**SHORT PROBLEM**. Leaving out the pictures, please retype each record exactly.

[begin RECORDS FOR THIS EXERCISE]

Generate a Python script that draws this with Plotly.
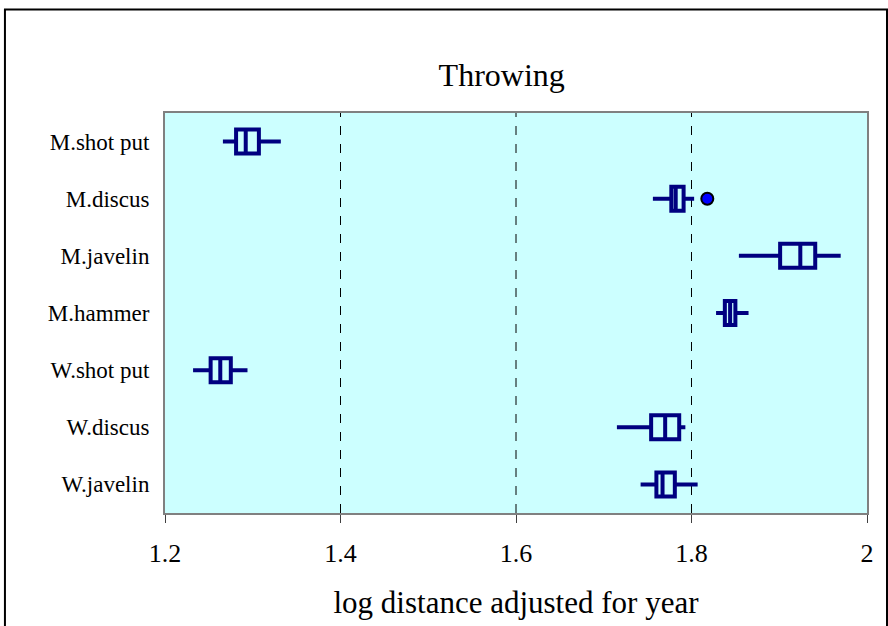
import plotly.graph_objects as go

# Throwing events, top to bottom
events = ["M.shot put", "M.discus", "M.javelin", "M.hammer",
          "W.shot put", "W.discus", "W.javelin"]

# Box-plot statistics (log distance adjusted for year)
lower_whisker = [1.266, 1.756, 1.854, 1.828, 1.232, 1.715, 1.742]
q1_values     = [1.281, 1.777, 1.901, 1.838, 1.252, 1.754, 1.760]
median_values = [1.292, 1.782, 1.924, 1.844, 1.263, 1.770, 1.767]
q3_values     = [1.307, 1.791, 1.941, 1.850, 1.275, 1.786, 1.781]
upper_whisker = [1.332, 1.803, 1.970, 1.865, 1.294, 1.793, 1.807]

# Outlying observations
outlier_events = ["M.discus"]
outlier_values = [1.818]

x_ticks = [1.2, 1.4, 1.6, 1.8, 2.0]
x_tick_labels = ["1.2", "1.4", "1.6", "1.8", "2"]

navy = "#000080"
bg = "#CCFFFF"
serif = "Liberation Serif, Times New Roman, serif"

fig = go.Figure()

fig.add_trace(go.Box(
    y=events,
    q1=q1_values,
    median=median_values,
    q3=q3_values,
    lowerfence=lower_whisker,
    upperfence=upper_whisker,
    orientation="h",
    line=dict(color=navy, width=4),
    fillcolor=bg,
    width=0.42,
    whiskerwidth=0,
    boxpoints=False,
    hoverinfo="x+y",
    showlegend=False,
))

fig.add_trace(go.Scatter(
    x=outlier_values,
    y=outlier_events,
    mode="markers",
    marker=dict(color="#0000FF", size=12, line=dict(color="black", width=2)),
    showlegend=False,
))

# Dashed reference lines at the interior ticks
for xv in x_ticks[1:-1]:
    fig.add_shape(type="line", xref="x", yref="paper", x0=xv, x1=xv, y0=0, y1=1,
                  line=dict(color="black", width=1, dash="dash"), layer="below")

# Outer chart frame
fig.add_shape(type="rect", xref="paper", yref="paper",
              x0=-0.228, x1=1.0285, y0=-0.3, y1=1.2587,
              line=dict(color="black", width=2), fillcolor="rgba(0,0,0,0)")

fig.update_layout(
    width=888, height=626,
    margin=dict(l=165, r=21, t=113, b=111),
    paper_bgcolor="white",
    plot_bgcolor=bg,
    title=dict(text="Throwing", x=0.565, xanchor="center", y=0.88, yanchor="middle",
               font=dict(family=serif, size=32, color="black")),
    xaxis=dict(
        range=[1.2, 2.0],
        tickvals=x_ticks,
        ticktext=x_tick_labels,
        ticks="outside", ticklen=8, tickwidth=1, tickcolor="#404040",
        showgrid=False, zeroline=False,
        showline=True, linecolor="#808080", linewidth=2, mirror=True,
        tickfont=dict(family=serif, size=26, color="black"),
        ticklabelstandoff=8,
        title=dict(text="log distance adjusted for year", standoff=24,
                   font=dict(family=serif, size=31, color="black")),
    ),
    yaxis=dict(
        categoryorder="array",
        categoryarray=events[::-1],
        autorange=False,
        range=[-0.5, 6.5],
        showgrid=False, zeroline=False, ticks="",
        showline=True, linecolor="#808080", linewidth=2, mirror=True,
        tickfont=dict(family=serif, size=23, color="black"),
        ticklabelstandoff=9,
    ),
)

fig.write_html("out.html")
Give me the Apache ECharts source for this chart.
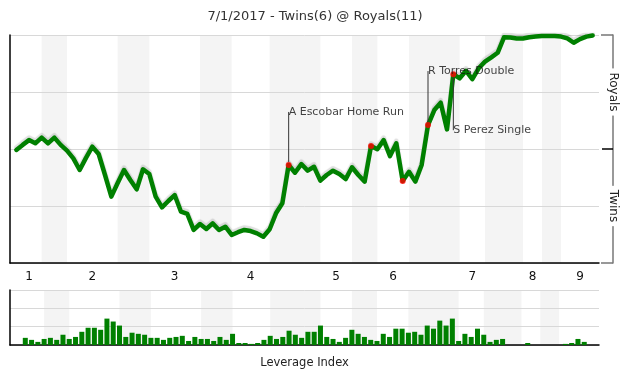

[end RECORDS FOR THIS EXERCISE]

**FULL SOLUTION**.
Generate a Python script that draws this with Plotly.
import plotly.graph_objects as go

# Throwing events, top to bottom
events = ["M.shot put", "M.discus", "M.javelin", "M.hammer",
          "W.shot put", "W.discus", "W.javelin"]

# Box-plot statistics (log distance adjusted for year)
lower_whisker = [1.266, 1.756, 1.854, 1.828, 1.232, 1.715, 1.742]
q1_values     = [1.281, 1.777, 1.901, 1.838, 1.252, 1.754, 1.760]
median_values = [1.292, 1.782, 1.924, 1.844, 1.263, 1.770, 1.767]
q3_values     = [1.307, 1.791, 1.941, 1.850, 1.275, 1.786, 1.781]
upper_whisker = [1.332, 1.803, 1.970, 1.865, 1.294, 1.793, 1.807]

# Outlying observations
outlier_events = ["M.discus"]
outlier_values = [1.818]

x_ticks = [1.2, 1.4, 1.6, 1.8, 2.0]
x_tick_labels = ["1.2", "1.4", "1.6", "1.8", "2"]

navy = "#000080"
bg = "#CCFFFF"
serif = "Liberation Serif, Times New Roman, serif"

fig = go.Figure()

fig.add_trace(go.Box(
    y=events,
    q1=q1_values,
    median=median_values,
    q3=q3_values,
    lowerfence=lower_whisker,
    upperfence=upper_whisker,
    orientation="h",
    line=dict(color=navy, width=4),
    fillcolor=bg,
    width=0.42,
    whiskerwidth=0,
    boxpoints=False,
    hoverinfo="x+y",
    showlegend=False,
))

fig.add_trace(go.Scatter(
    x=outlier_values,
    y=outlier_events,
    mode="markers",
    marker=dict(color="#0000FF", size=12, line=dict(color="black", width=2)),
    showlegend=False,
))

# Dashed reference lines at the interior ticks
for xv in x_ticks[1:-1]:
    fig.add_shape(type="line", xref="x", yref="paper", x0=xv, x1=xv, y0=0, y1=1,
                  line=dict(color="black", width=1, dash="dash"), layer="below")

# Outer chart frame
fig.add_shape(type="rect", xref="paper", yref="paper",
              x0=-0.228, x1=1.0285, y0=-0.3, y1=1.2587,
              line=dict(color="black", width=2), fillcolor="rgba(0,0,0,0)")

fig.update_layout(
    width=888, height=626,
    margin=dict(l=165, r=21, t=113, b=111),
    paper_bgcolor="white",
    plot_bgcolor=bg,
    title=dict(text="Throwing", x=0.565, xanchor="center", y=0.88, yanchor="middle",
               font=dict(family=serif, size=32, color="black")),
    xaxis=dict(
        range=[1.2, 2.0],
        tickvals=x_ticks,
        ticktext=x_tick_labels,
        ticks="outside", ticklen=8, tickwidth=1, tickcolor="#404040",
        showgrid=False, zeroline=False,
        showline=True, linecolor="#808080", linewidth=2, mirror=True,
        tickfont=dict(family=serif, size=26, color="black"),
        ticklabelstandoff=8,
        title=dict(text="log distance adjusted for year", standoff=24,
                   font=dict(family=serif, size=31, color="black")),
    ),
    yaxis=dict(
        categoryorder="array",
        categoryarray=events[::-1],
        autorange=False,
        range=[-0.5, 6.5],
        showgrid=False, zeroline=False, ticks="",
        showline=True, linecolor="#808080", linewidth=2, mirror=True,
        tickfont=dict(family=serif, size=23, color="black"),
        ticklabelstandoff=9,
    ),
)

fig.write_html("out.html")
Give me the Apache ECharts source for this chart.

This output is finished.